Shown below is a listing with pictures; reproduce exactly, and only, the lines between the ones containing "Output the Python" and "import plotly.graph_objects as go", inclusive, leaving the pictures out.

— Begin —

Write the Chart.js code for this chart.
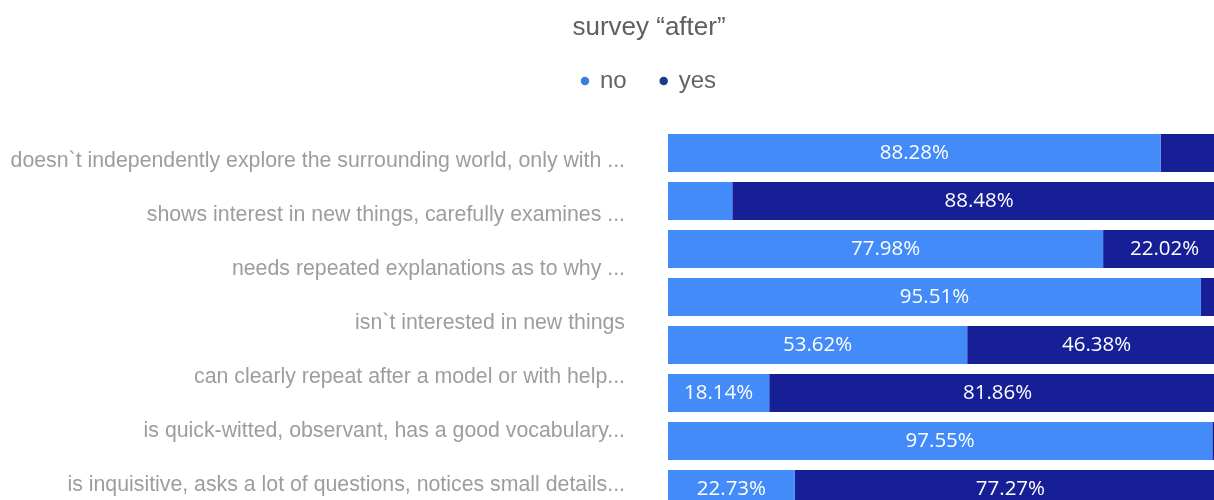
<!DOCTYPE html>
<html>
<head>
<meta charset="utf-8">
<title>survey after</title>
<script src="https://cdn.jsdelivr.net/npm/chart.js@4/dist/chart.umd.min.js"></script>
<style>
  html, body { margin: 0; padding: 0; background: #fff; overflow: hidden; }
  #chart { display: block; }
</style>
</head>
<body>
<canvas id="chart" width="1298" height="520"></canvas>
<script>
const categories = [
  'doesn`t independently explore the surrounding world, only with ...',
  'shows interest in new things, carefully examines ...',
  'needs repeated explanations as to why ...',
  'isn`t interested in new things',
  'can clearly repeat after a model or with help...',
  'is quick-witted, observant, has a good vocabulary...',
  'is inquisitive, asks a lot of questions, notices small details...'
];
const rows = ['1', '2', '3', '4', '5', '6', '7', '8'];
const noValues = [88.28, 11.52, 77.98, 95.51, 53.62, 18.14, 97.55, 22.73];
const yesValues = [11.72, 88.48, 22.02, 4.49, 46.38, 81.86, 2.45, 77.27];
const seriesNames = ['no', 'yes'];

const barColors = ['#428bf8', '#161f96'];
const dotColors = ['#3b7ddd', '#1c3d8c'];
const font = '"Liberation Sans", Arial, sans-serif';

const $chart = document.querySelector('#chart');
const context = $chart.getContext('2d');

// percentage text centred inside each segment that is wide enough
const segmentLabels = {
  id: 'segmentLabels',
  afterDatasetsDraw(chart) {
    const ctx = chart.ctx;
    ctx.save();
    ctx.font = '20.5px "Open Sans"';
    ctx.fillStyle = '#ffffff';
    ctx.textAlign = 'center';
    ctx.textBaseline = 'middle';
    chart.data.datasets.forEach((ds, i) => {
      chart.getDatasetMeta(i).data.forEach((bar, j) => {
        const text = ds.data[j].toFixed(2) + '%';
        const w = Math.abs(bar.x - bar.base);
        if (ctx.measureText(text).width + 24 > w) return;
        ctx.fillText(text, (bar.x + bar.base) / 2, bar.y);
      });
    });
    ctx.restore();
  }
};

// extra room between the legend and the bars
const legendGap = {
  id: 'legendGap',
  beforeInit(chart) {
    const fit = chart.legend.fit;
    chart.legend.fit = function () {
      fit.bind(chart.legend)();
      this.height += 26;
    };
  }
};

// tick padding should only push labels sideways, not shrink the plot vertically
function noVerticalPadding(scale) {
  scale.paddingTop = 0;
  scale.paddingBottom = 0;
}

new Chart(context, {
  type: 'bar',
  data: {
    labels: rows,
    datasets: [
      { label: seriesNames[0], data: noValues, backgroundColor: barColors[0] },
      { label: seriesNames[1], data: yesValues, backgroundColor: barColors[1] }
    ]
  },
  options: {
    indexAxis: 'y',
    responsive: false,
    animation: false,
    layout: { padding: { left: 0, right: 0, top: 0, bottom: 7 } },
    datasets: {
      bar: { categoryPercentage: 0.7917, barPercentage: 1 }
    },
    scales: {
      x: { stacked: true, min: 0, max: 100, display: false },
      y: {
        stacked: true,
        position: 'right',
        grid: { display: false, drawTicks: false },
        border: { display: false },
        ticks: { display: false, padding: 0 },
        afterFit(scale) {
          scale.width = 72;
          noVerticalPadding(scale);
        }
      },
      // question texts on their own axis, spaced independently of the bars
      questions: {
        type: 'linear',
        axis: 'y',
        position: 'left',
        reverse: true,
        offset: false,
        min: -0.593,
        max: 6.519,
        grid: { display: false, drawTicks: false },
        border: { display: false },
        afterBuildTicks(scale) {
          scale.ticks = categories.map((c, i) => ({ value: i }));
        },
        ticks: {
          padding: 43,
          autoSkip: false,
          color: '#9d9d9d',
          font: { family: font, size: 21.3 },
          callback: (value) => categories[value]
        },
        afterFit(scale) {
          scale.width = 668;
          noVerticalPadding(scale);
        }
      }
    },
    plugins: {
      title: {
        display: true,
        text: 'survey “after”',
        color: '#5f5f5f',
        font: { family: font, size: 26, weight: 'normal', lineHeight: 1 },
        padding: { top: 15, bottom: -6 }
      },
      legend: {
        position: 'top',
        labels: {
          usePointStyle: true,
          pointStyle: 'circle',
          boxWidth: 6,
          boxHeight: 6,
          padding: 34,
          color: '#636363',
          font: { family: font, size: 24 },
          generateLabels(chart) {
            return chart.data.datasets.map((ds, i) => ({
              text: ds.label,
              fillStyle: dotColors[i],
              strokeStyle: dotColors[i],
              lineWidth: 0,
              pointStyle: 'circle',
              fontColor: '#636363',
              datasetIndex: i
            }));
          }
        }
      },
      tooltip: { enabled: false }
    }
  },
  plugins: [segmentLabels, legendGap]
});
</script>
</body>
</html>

— End —
— Begin —

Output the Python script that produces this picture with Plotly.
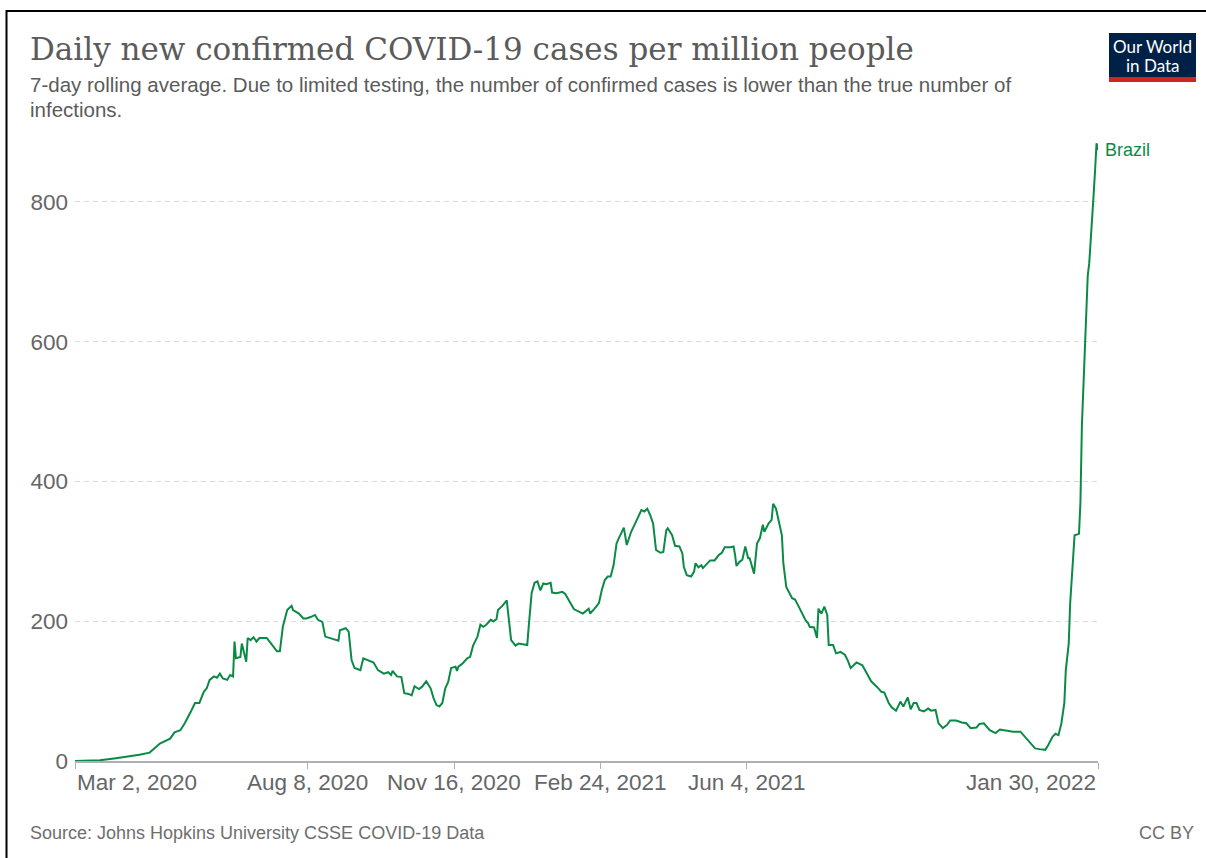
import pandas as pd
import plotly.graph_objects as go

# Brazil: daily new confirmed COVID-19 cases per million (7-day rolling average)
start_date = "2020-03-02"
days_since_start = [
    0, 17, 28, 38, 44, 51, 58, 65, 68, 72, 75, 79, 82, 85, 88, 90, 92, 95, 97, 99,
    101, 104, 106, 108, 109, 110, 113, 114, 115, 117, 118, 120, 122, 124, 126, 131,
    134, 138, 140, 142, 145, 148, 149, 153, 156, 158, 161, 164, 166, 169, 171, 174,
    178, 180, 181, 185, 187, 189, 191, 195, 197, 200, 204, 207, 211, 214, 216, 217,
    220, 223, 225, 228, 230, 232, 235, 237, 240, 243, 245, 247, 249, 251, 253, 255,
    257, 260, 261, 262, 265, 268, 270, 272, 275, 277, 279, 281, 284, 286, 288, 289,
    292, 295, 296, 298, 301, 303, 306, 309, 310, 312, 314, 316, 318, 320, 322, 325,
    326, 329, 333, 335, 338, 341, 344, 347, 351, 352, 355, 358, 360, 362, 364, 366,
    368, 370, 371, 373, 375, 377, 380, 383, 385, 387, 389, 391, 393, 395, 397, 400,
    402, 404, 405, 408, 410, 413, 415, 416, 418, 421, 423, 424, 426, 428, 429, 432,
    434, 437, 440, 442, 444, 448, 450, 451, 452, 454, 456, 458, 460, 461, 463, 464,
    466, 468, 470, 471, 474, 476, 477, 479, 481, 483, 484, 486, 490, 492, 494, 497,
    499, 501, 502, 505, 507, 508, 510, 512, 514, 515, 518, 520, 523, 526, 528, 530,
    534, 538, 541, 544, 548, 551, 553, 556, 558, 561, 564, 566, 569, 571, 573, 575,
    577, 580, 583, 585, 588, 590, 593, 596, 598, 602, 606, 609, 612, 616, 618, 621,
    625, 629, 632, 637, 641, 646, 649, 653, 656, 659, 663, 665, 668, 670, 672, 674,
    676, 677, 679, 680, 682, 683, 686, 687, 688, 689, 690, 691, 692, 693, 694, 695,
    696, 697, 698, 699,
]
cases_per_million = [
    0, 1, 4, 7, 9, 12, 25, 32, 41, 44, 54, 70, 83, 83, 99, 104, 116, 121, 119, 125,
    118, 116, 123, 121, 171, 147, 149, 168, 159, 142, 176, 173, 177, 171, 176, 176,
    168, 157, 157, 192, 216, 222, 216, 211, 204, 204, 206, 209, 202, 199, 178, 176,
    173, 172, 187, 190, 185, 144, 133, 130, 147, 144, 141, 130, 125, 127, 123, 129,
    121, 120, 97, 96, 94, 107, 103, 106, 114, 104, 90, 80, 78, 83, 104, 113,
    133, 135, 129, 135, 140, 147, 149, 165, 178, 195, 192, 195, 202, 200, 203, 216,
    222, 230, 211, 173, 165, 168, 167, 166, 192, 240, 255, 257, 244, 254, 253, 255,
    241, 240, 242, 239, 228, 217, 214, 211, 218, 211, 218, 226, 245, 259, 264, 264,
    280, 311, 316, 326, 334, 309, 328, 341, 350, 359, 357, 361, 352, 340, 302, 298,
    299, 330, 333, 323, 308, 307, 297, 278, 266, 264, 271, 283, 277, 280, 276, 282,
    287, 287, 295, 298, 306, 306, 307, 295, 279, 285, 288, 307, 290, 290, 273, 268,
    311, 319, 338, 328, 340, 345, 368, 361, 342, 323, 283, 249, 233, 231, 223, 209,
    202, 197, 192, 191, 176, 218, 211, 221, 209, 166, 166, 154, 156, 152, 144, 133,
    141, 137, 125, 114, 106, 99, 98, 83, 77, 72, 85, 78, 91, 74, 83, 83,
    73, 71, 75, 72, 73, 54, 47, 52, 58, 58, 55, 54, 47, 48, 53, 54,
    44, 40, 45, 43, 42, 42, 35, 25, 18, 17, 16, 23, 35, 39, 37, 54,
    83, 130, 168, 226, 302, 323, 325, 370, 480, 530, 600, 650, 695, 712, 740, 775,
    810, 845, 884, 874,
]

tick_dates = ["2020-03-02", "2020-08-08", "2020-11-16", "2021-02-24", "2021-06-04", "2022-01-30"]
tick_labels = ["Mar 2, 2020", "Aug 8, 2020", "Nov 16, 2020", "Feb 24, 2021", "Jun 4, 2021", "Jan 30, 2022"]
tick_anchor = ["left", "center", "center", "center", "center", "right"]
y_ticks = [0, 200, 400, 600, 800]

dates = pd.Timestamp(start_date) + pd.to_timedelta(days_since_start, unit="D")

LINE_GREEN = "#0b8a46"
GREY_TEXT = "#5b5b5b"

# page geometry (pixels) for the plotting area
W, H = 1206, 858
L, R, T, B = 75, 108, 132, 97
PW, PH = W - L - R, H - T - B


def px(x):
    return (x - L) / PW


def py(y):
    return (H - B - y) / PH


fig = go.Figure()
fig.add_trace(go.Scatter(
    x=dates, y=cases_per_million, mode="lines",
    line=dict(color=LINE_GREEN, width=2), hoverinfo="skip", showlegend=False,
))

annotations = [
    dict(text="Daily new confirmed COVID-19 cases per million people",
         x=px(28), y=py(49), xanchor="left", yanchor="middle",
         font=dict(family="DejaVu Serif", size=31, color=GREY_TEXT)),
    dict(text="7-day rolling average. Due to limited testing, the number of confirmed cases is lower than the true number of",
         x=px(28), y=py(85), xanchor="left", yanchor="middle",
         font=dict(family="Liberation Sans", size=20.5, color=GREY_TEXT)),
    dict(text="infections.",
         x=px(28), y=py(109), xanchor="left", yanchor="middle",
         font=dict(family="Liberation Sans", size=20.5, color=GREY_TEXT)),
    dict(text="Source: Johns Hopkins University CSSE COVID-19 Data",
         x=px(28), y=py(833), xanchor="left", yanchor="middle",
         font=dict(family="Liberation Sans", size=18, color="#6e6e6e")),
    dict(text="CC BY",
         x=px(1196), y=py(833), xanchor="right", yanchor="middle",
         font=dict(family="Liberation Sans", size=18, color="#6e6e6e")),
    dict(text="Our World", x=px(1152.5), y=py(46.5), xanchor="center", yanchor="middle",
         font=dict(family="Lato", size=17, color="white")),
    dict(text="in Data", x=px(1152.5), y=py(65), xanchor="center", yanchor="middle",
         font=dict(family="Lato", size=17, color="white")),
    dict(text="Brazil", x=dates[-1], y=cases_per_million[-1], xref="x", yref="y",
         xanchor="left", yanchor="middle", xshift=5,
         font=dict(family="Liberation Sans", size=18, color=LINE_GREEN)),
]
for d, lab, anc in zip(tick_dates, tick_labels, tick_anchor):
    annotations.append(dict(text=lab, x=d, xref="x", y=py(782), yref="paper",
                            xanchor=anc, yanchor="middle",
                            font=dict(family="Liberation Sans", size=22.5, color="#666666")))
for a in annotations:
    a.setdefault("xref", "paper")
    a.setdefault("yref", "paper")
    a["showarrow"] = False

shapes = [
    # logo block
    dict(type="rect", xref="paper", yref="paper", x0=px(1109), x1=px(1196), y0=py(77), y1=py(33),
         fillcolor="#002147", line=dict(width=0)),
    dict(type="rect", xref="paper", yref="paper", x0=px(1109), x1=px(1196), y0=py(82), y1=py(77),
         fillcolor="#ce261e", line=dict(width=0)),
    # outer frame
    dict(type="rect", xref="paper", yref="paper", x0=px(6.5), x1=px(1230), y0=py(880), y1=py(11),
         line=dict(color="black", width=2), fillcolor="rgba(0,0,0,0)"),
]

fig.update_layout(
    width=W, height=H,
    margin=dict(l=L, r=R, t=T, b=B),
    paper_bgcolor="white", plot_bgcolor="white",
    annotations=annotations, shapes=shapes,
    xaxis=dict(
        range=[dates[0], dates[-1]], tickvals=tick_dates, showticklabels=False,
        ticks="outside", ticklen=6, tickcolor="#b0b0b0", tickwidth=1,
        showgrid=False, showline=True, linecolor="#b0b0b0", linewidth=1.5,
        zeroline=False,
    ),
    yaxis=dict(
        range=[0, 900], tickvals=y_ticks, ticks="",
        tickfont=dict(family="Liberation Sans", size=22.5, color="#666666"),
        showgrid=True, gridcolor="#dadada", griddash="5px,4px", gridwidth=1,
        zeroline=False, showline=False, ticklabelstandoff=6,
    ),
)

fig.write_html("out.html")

— End —

• FINISHED EXERCISE:
Output the Python script that produces this picture with Plotly.
import pandas as pd
import plotly.graph_objects as go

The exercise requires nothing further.